The budget resolution is a nonbinding blueprint that establishes lawmakers' tax and spending priorities. It sets the outlines for subsequent bills that cut or raise taxes and spending. With Republicans anticipating a mostly stand-pat year — with no major tax cuts on the agenda and efforts to cut benefit programs iffy at best — passing a budget plan isn't critical.

Republican leaders vowed to mend their rifts over domestic spending, procedures for passing disaster aid and earmark "reform" after returning from a two-week break, but its chances of House passage then may be slim.

And even if the House ultimately is successful in passing the measure, difficult talks would loom with the Senate.

The tax legislation, left over from last year's agenda, may face better chances for completion. The bill, allowing $70 billion in tax cuts over five years, could carry two priorities of tax writers and GOP leaders — a capital gains and dividends tax cut extension through 2010 and a patch to prevent millions more families from paying the alternative minimum tax this year.

Without action, as many as 19 million taxpayers could owe the alternative minimum tax, a trap for wealthy tax dodgers that increasingly threatens less wealthy families with higher taxes. In addition, the 15 percent top capital gains and dividends tax rate would increase in 2009, rising to 20 percent for capital gains and rates as high as 39.6 percent for dividends.

Other expired or expiring tax breaks also need to be extended, including a business research and development credit.
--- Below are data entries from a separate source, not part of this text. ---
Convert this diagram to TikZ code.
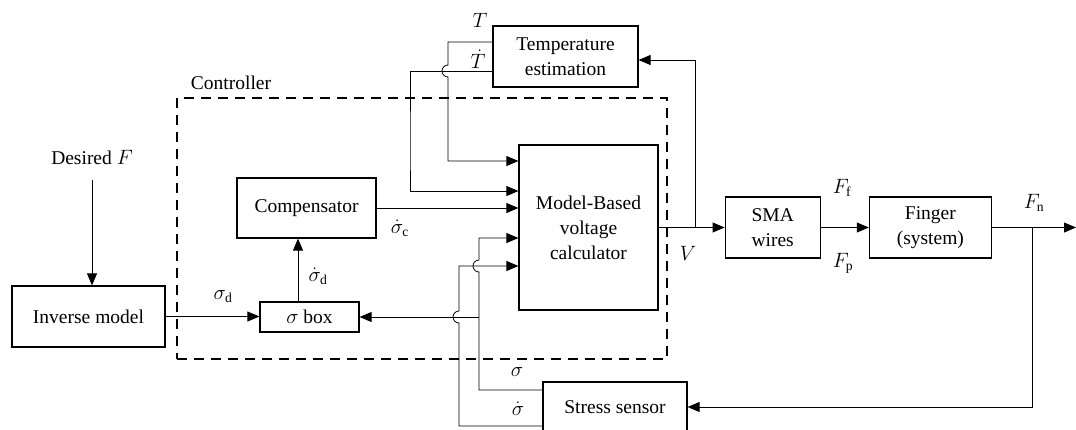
\documentclass[tikz,border=0pt]{standalone}
\usepackage{fontspec}
\setmainfont{Liberation Serif}
\usetikzlibrary{positioning,arrows.meta}

\begin{document}
\begin{tikzpicture}[x=1pt, y=-1pt, node distance=48pt,
    every node/.style={font=\fontsize{19.5}{25}\selectfont},
    block/.style={draw, line width=1.2pt, align=center, inner sep=0pt},
    sig/.style={inner sep=1pt},
    wire/.style={line width=0.8pt},
    arr/.style={wire, -{Triangle[length=12pt, width=10pt]}}]
    \useasboundingbox (0,0) rectangle (1076,429);

    % controller frame
    \node (ctrl) [draw, line width=2pt, dash pattern=on 10pt off 7pt, minimum width=490pt, minimum height=261pt] at (422,228.5) {};
    \node (ctrllbl) at (231,83) {Controller};

    % blocks
    \node (inv) [block, minimum width=153pt, minimum height=61pt] at (88.5,316.5) {Inverse model};
    \node (desired) at (92,158) {Desired $F$};
    \node (comp) [block, minimum width=139pt, minimum height=60pt] at (306.5,208) {Compensator};
    \node (sbox) [block, minimum width=99pt, minimum height=30pt] at (309.5,317) {$\sigma$ box};
    \node (model) [block, minimum width=139pt, minimum height=165pt] at (588.5,227.5) {Model-Based\\voltage\\calculator};
    \node (temp) [block, minimum width=145pt, minimum height=61pt] at (565.5,56.5) {Temperature\\estimation};
    \node (sma) [block, minimum width=95pt, minimum height=61pt, right=66pt of model] {SMA\\wires};
    \node (finger) [block, minimum width=122pt, minimum height=61pt, right=of sma] {Finger\\(system)};
    \node (sensor) [block, minimum width=144pt, minimum height=50pt] at (615,407) {Stress sensor};

    \coordinate (vj) at (695,227.5);
    \coordinate (fn) at (1032,227.5);
    \coordinate (out) at (1076,227.5);
    \coordinate (sj) at (479,317);

    % forward path
    \draw[arr] ([yshift=-11pt]desired.south) -- (desired.south |- inv.north);
    \draw[arr] (inv.east) -- (inv.east -| sbox.west);
    \draw[arr] ([xshift=-11.5pt]sbox.north) -- ([xshift=-11.5pt]sbox.north |- comp.south);
    \draw[arr] (comp.east) -- (comp.east -| model.west);
    \draw[arr] (model) -- (sma);
    \draw[arr] (sma) -- (finger);
    \draw[arr] (finger) -- (out);

    % feedback
    \draw[arr] (vj) |- ([yshift=-3.5pt]temp.east);
    \draw[arr] (fn) |- (sensor.east);
    \draw[arr] ([yshift=14.5pt]temp.west) -| (448,65) arc[start angle=90, end angle=270, radius=6pt] |- ([yshift=66.5pt]model.west);
    \draw[arr] ([yshift=-14.5pt]temp.west) -| (410,150) |- ([yshift=36.5pt]model.west);
    \draw[arr] ([yshift=17pt]sensor.west) -| (479,272) arc[start angle=270, end angle=90, radius=6pt] |- ([yshift=-10.5pt]model.west);
    \draw[arr] ([yshift=-19pt]sensor.west) -| (459,323) arc[start angle=270, end angle=90, radius=6pt] |- ([yshift=-38.5pt]model.west);
    \draw[arr] (sj) -- (sbox.east);

    % signal labels
    \node (lT) [sig] at (480,20) {$T$};
    \node (lTd) [sig] at (478,59) {$\dot T$};
    \node (lsd) [sig] at (223,297) {$\sigma_{\mathrm{d}}$};
    \node (lsdd) [sig] at (318,276) {$\dot\sigma_{\mathrm{d}}$};
    \node (lsc) [sig] at (400,228) {$\dot\sigma_{\mathrm{c}}$};
    \node (lV) [sig] at (688,253) {$V$};
    \node (lFf) [sig] at (842,188) {$F_{\mathrm{f}}$};
    \node (lFp) [sig] at (843,263) {$F_{\mathrm{p}}$};
    \node (lFn) [sig] at (1034,203) {$F_{\mathrm{n}}$};
    \node (ls) [sig] at (517,372) {$\sigma$};
    \node (lsdot) [sig] at (518,409) {$\dot\sigma$};
\end{tikzpicture}
\end{document}
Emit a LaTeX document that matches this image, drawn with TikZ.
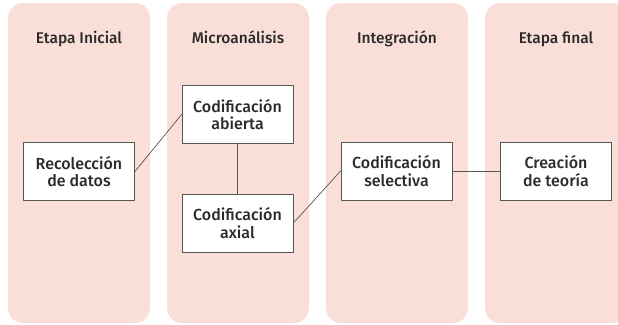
\documentclass[tikz,border=0pt]{standalone}
\usepackage{fontspec}
\newfontfamily\medio{Fira Sans Medium}
\definecolor{fondo}{HTML}{FADFD8}
\definecolor{borde}{HTML}{555555}
\definecolor{texto}{HTML}{2A2A2A}
\begin{document}
\begin{tikzpicture}[x=1pt,y=-1pt,line join=round,line cap=round,
		etapa/.style={fill=fondo,rounded corners=15pt},
		titulo/.style={font=\medio\fontsize{15.5}{17}\selectfont,text=texto,anchor=base},
		caja/.style={draw=borde,fill=white,line width=0.8pt,minimum width=111pt,
			minimum height=58pt,align=center,inner sep=2pt,
			font=\medio\fontsize{16}{17.5}\selectfont,text=texto},
		conector/.style={draw=borde,line width=0.7pt}]
			\def\ancho{142}
			\def\paso{159}
			\useasboundingbox (0,0) rectangle (618,324);
			% columnas de etapas
			\foreach \i/\nombre in {0/Etapa Inicial,1/Microanálisis,2/Integración,3/Etapa final}{
				\fill[etapa] (8+\paso*\i,3) rectangle ++(\ancho,320);
				\node[titulo] (titulo\i) at (79+\paso*\i,43) {\nombre};
			}
			% cajas
			\node[caja] (recoleccion) at (79,171.5) {Recolección\\de datos};
			\node[caja] (abierta) at (237.5,114.5) {Codificación\\abierta};
			\node[caja] (axial) at (237.5,223) {Codificación\\axial};
			\node[caja] (selectiva) at (396.5,171) {Codificación\\selectiva};
			\node[caja] (teoria) at (556,171) {Creación\\de teoría};
			% conectores
			\draw[conector] (recoleccion.east)--(abierta.west);
			\draw[conector] (abierta.south)--(axial.north);
			\draw[conector] (axial.east)--(selectiva.west);
			\draw[conector] (selectiva.east)--(teoria.west);
		\end{tikzpicture}
\end{document}
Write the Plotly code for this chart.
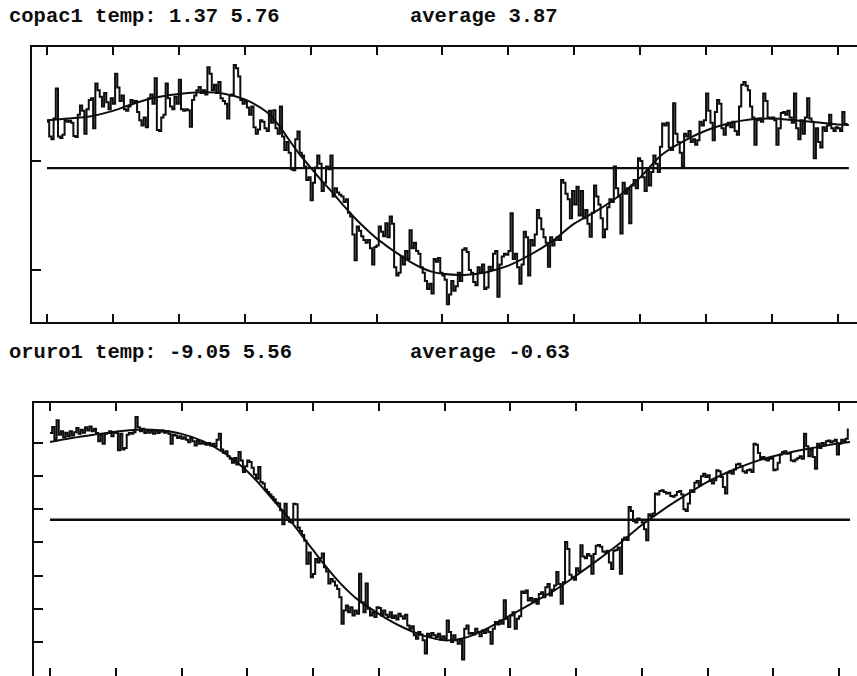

This year's House budget plan reflected election-year realities and dropped President Bush's proposed cuts to Medicare, Medicaid, crop subsidies and other politically sensitive programs. After passing a five-year, $39 billion bill cutting Medicare, Medicaid and student loan subsidies last year, the new budget proposed just $6.8 billion in savings spread over five years from programs whose budgets typically rise with inflation and population growth.

To the dismay of moderate Republicans, the proposal adopted the president's plan to trim spending reviewed annually by Congress and impose the $873 billion spending cap for the 2007 budget year, beginning Oct. 1.

That sparked a battle between moderates, who wanted to reverse cuts to popular programs in education and health research, and Republican conservatives, eager to crack down on agency budgets.

It endorsed Mr. Bush's call for a 7 percent increase in the core defense budget. It also assumed lawmakers would spend $50 billion for wars in Afghanistan and Iraq, less than half the expected spending for the current year.

The defense increase came at the expense of domestic programs like education, health research and grants to local governments and relief agencies. Even so, the budget would produce a deficit of $348 billion in 2007 and deficits totaling more than $1 trillion through 2011 if Congress enacted its policies.

Separately, Appropriations Committee Chairman Jerry Lewis, R-Calif., fought with conservatives over their demands for overhauling the congressional budget process.

Lewis particularly objected to a plan by Budget Committee Chairman Jim Nussle, R-Iowa, to establish a "rainy day fund" that would make it difficult to pass disaster aid that exceeds $4.3 billion unless approved by the Budget Committee.